Oxygen diffusion in San Carlos olivine

Abstract

The self‐diffusion of oxygen in San Carlos olivine single crystals has been measured along the [001] direction. The diffusion experiments were performed using a gas mixture Ar + H₂/Ar + H₂¹⁸O flowing around the olivine specimens. This gas mixture acts as the isotopic reservoir and is also used to establish and adjust the desired oxygen fugacity, allowing us to determine the oxygen diffusion coefficient D as a function of pO₂. Thirty runs have been performed at 1 atm total pressure within the (T,pO₂) olivine stability field, T ranging from 1363 to 1773 K and pO₂ from 7×10⁻⁷ to 5×10⁻² Pa. The annealing duration t was chosen such that the characteristic isotope penetration depth ranges between 600 and 11,000Å. The diffusion profiles of ¹⁸O were determined using the ¹⁸O(p, α)¹⁵N nuclear microanalysis technique. The diffusion coefficient can be written D^* = D₀^* exp(−E/RT)(pO₂/p₀)^m, where E is the activation energy, R is the gas constant, T is the temperature in K, pO₂ is the oxygen partial pressure, p₀ is the room pressure, m is a numerical coefficient, and D₀^* is the preexponential term. A data inversion method has been used to determine the three parameters and yields log(D₀^*) = −5.2(±3.6) with D₀^* in m²/s, E = 318(±17) kJ/mol, m = 0.34(±0.02); D^* = 6.7 × 10⁻⁶exp(−38,000/T)(pO₂/p₀)^0.34 m²/s; the number in parentheses is the standard deviation. D^* is related to the self‐diffusion coefficient D by the relation D^* = ƒD, with ƒ close to 1.0. An attempt to show pipe diffusion in predeformed samples, with a dislocation density of about 2×10¹¹ m⁻², along dislocation cores perpendicular to the specimen surface, showed no contribution to the main bulk diffusion.

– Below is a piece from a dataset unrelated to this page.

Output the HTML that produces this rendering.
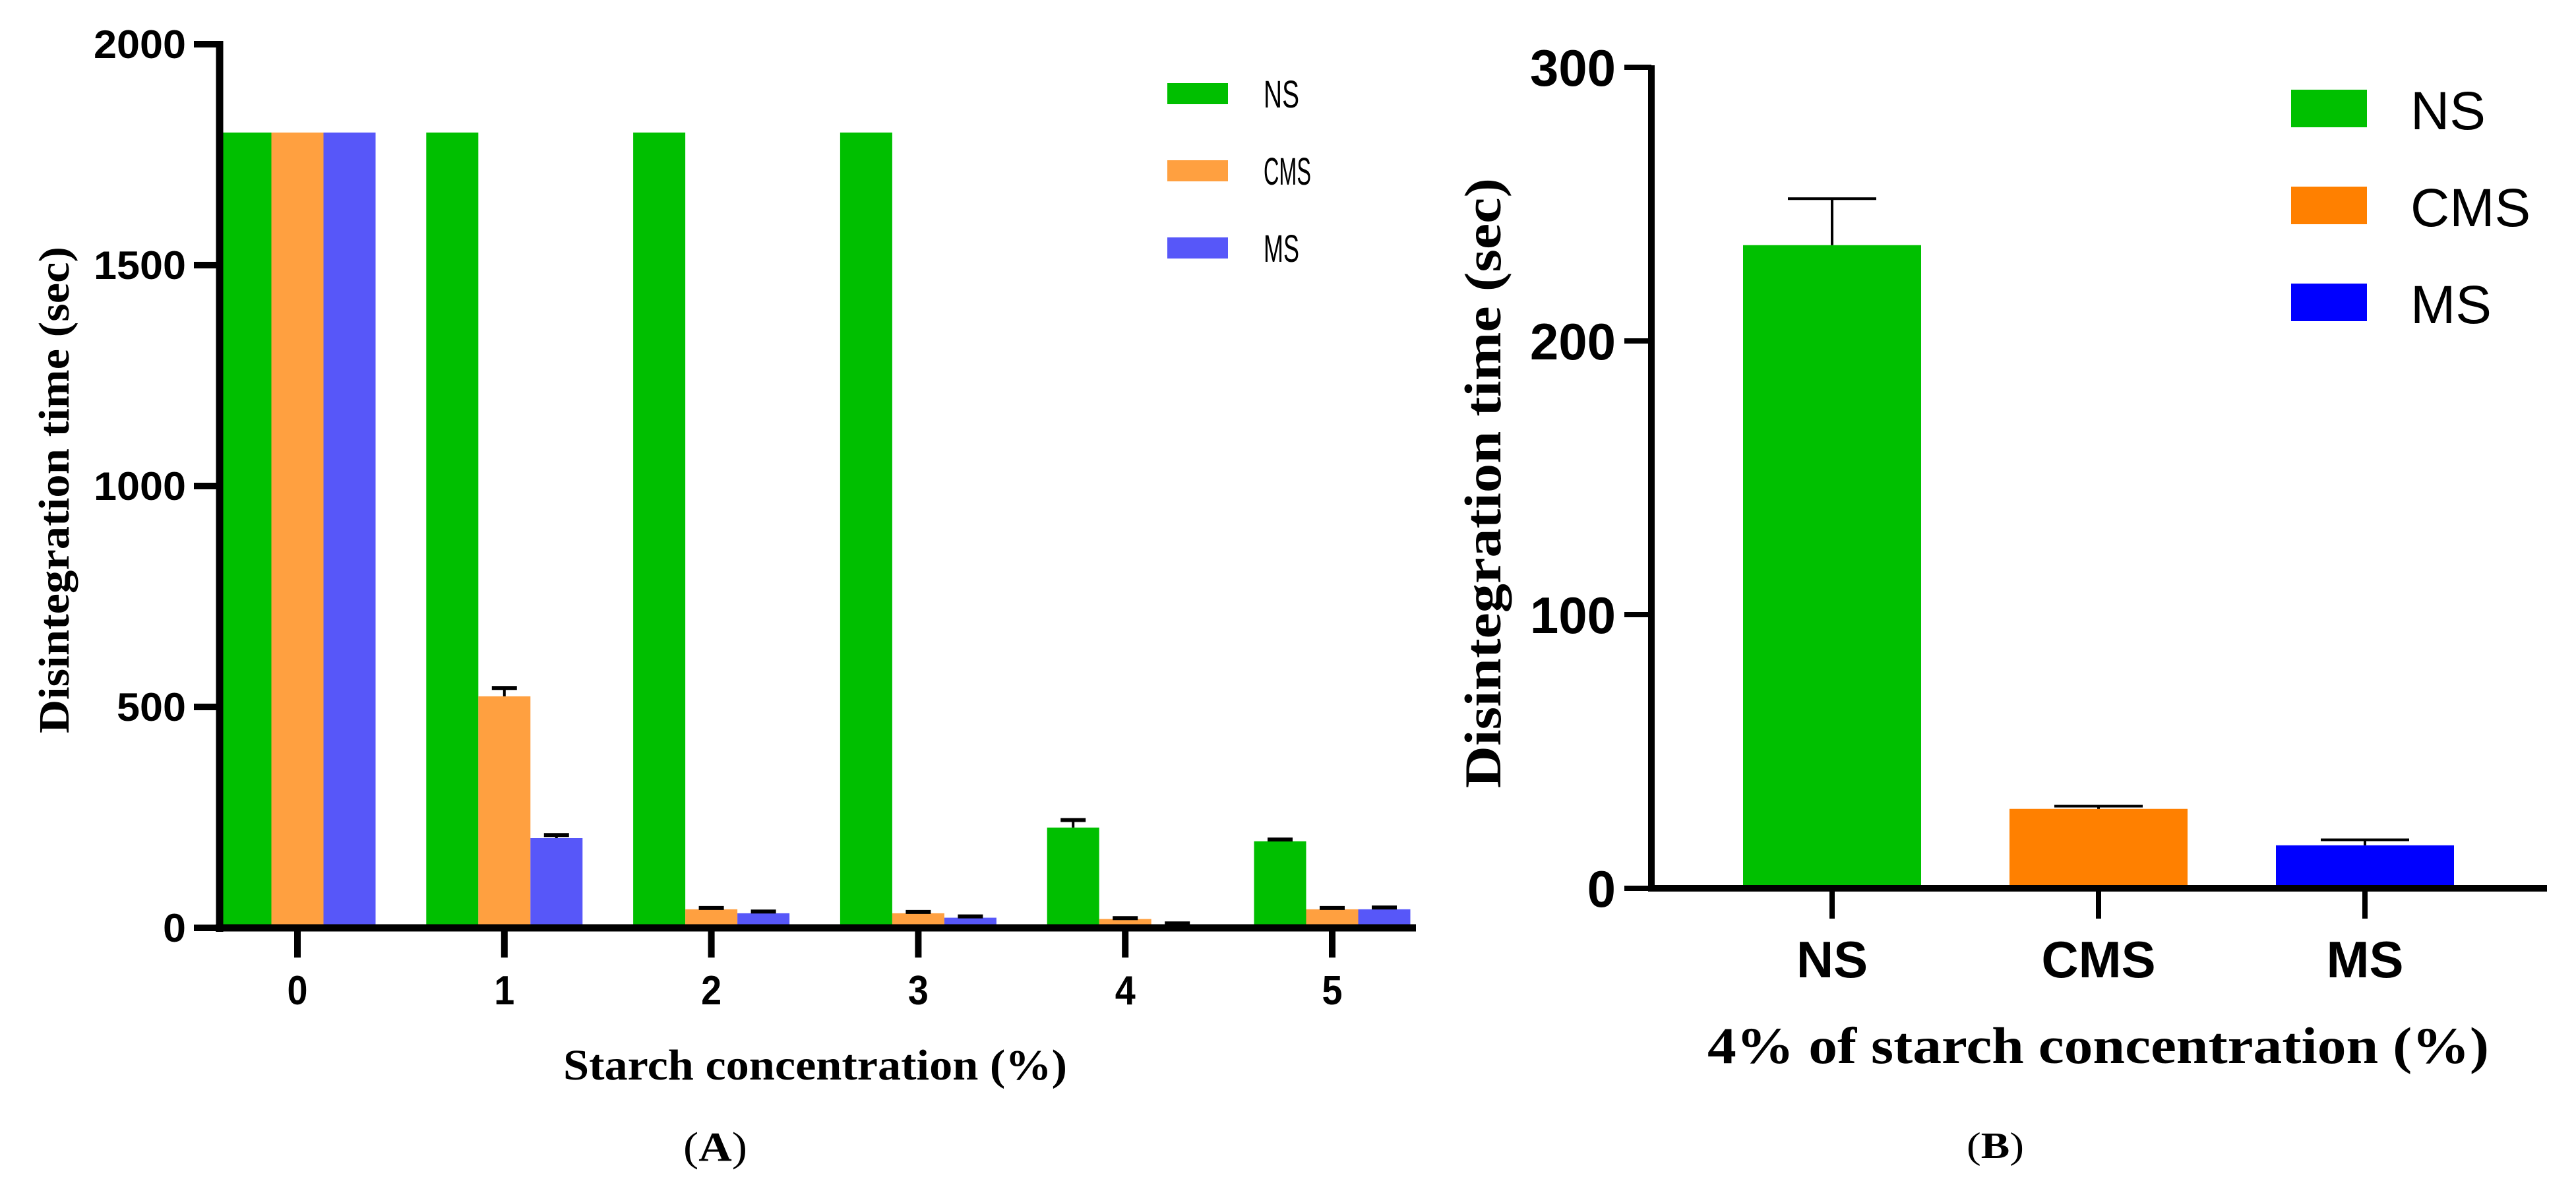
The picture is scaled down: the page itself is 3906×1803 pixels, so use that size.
<!DOCTYPE html>
<html><head><meta charset="utf-8"><style>
html,body{margin:0;padding:0;background:#fff;}
svg{display:block;}
</style></head><body>
<svg id="fig" width="3906" height="1803" viewBox="0 0 3906 1803" xmlns="http://www.w3.org/2000/svg">
<rect width="3906" height="1803" fill="#fff"/>
<g id="chartA"></g>
<g id="chartB"></g>
</svg>
<script>
// ---- Chart A data ----
const catsA = ["0","1","2","3","4","5"];
const seriesA = ["NS","CMS","MS"];
const nsA = [1800,1800,1800,1800,227,196];
const cmsA = [1800,524,42,33,20,42];
const msA = [1800,203,33,23,6,42];
const nsErrA = [0,0,0,0,17,4];
const cmsErrA = [0,19,3,3,2,3];
const msErrA = [0,7,4,3,4,4];
const ticksA = [0,500,1000,1500,2000];
// ---- Chart B data ----
const catsB = ["NS","CMS","MS"];
const valsB = [235,29,15.7];
const errB = [17,1,2];
const ticksB = [0,100,200,300];

const NS="http://www.w3.org/2000/svg";
function mk(parent, tag, attrs, text){
  const e=document.createElementNS(NS,tag);
  for(const k in attrs) e.setAttribute(k,attrs[k]);
  if(text!==undefined) e.textContent=text;
  parent.appendChild(e); return e;
}
const sansN='"Liberation Sans Narrow","Liberation Sans",sans-serif';
const sans='"Liberation Sans",sans-serif';
const serif='"Liberation Serif",serif';

// ===== Chart A =====
const A=document.getElementById('chartA');
const yA=v=>1407-v*0.67;
const xA=i=>451+313.8*i;
const colA=["#00BF00","#FFA040","#5757F9"];
const valsA=[nsA,cmsA,msA], errsA=[nsErrA,cmsErrA,msErrA];
const bw=79;
for(let s=0;s<3;s++){
  for(let i=0;i<catsA.length;i++){
    const x=xA(i)+(s-1)*bw-bw/2, v=valsA[s][i];
    const r=mk(A,'rect',{x:x,y:yA(v),width:bw,height:yA(0)-yA(v),fill:colA[s]});
    
    
    const e=errsA[s][i];
    if(e>0){
      const cx=x+bw/2;
      const g=mk(A,'g',{});
      
      
      mk(g,'line',{x1:cx,x2:cx,y1:yA(v),y2:yA(v+e),stroke:'#000','stroke-width':4});
      mk(g,'line',{x1:cx-19,x2:cx+19,y1:yA(v+e),y2:yA(v+e),stroke:'#000','stroke-width':6});
    }
  }
}
// axes A
let ax=mk(A,'line',{x1:333,x2:333,y1:62,y2:1413,stroke:'#000','stroke-width':11});

ax=mk(A,'line',{x1:327,x2:2147,y1:1407,y2:1407,stroke:'#000','stroke-width':11});

for(const t of ticksA){
  mk(A,'line',{x1:294,x2:333,y1:yA(t),y2:yA(t),stroke:'#000','stroke-width':10});
  const w=String(t).length*35;
  const tx=mk(A,'text',{x:282,y:yA(t)+21,'text-anchor':'end','font-family':sansN,'font-weight':'bold','font-size':60,textLength:w,lengthAdjust:'spacingAndGlyphs'},String(t));
  
}
for(let i=0;i<catsA.length;i++){
  mk(A,'line',{x1:xA(i),x2:xA(i),y1:1412,y2:1452,stroke:'#000','stroke-width':10});
  const tx=mk(A,'text',{x:xA(i),y:1523,'text-anchor':'middle','font-family':sansN,'font-weight':'bold','font-size':62,textLength:31,lengthAdjust:'spacingAndGlyphs'},catsA[i]);
  
}
let t=mk(A,'text',{x:854,y:1637,'font-family':serif,'font-weight':'bold','font-size':66,textLength:764,lengthAdjust:'spacingAndGlyphs'},'Starch concentration (%)');

t=mk(A,'text',{x:0,y:0,transform:'translate(104,1112) rotate(-90)','font-family':serif,'font-weight':'bold','font-size':66,textLength:738,lengthAdjust:'spacingAndGlyphs'},'Disintegration time (sec)');

t=mk(A,'text',{x:1036,y:1760,'font-family':serif,'font-size':62,textLength:97,lengthAdjust:'spacingAndGlyphs'},'');
mk(t,'tspan',{},'(');mk(t,'tspan',{'font-weight':'bold'},'A');mk(t,'tspan',{},')');

// legend A
const legYA=[126,243,360];
for(let s=0;s<3;s++){
  const g=mk(A,'g',{});
  
  
  mk(g,'rect',{x:1770,y:legYA[s],width:92,height:32,fill:colA[s]});
  mk(g,'text',{x:1916,y:legYA[s]+37,'font-family':sansN,'font-size':58,textLength:seriesA[s].length*(s==1?24:27),lengthAdjust:'spacingAndGlyphs'},seriesA[s]);
}

// ===== Chart B =====
const B=document.getElementById('chartB');
const yB=v=>1347-v*4.15;
const xB=i=>2778+404*i;
const colB=["#00C000","#FF8000","#0000FF"];
const bwB=270;
for(let i=0;i<catsB.length;i++){
  const v=valsB[i];
  const r=mk(B,'rect',{x:xB(i)-bwB/2,y:yB(v),width:bwB,height:yB(0)-yB(v),fill:colB[i]});
  
  
  const g=mk(B,'g',{});
  
  
  mk(g,'line',{x1:xB(i),x2:xB(i),y1:yB(v),y2:yB(v+errB[i]),stroke:'#000','stroke-width':4});
  mk(g,'line',{x1:xB(i)-67,x2:xB(i)+67,y1:yB(v+errB[i]),y2:yB(v+errB[i]),stroke:'#000','stroke-width':4});
}
ax=mk(B,'line',{x1:2504,x2:2504,y1:99,y2:1352,stroke:'#000','stroke-width':10});

ax=mk(B,'line',{x1:2499,x2:3862,y1:1347,y2:1347,stroke:'#000','stroke-width':10});

for(const tk of ticksB){
  mk(B,'line',{x1:2463,x2:2504,y1:yB(tk),y2:yB(tk),stroke:'#000','stroke-width':8});
  const tx=mk(B,'text',{x:2450,y:yB(tk)+28,'text-anchor':'end','font-family':sans,'font-weight':'bold','font-size':78},String(tk));
  
}
for(let i=0;i<catsB.length;i++){
  mk(B,'line',{x1:xB(i),x2:xB(i),y1:1350,y2:1393,stroke:'#000','stroke-width':8});
  const tx=mk(B,'text',{x:xB(i),y:1482,'text-anchor':'middle','font-family':sans,'font-weight':'bold','font-size':78},catsB[i]);
  
}
t=mk(B,'text',{x:2589,y:1612,'font-family':serif,'font-weight':'bold','font-size':78,textLength:1185,lengthAdjust:'spacingAndGlyphs'},'4% of starch concentration (%)');

t=mk(B,'text',{x:0,y:0,transform:'translate(2275,1195) rotate(-90)','font-family':serif,'font-weight':'bold','font-size':78,textLength:925,lengthAdjust:'spacingAndGlyphs'},'Disintegration time (sec)');

t=mk(B,'text',{x:2982,y:1756,'font-family':serif,'font-size':56,textLength:87,lengthAdjust:'spacingAndGlyphs'},'');
mk(t,'tspan',{},'(');mk(t,'tspan',{'font-weight':'bold'},'B');mk(t,'tspan',{},')');

const legYB=[136,283,430];
for(let s=0;s<3;s++){
  const g=mk(B,'g',{});
  
  
  mk(g,'rect',{x:3474,y:legYB[s],width:115,height:57,fill:colB[s]});
  mk(g,'text',{x:3655,y:legYB[s]+60,'font-family':sans,'font-size':82},catsB[s]);
}
</script>
</body></html>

We conclude that in olivine, Fo_≃90, within the temperature range investigated, D_Fe, D_Mg ≫ D_0x ≫ D_Si as has already been demonstrated in FO₁₀₀. E is of the same order of magnitude as the Si ‐ O bond energy and as E in Fo₁₀₀. We infer that the oxygen diffusion occurs via an interstitial mode and that these defects carry one negative charge. This interstitial mechanism is rather surprising in view of the compact oxygen sublattice of olivine. However, interstitial transport of oxygen has already been identified in other oxygen compact compounds.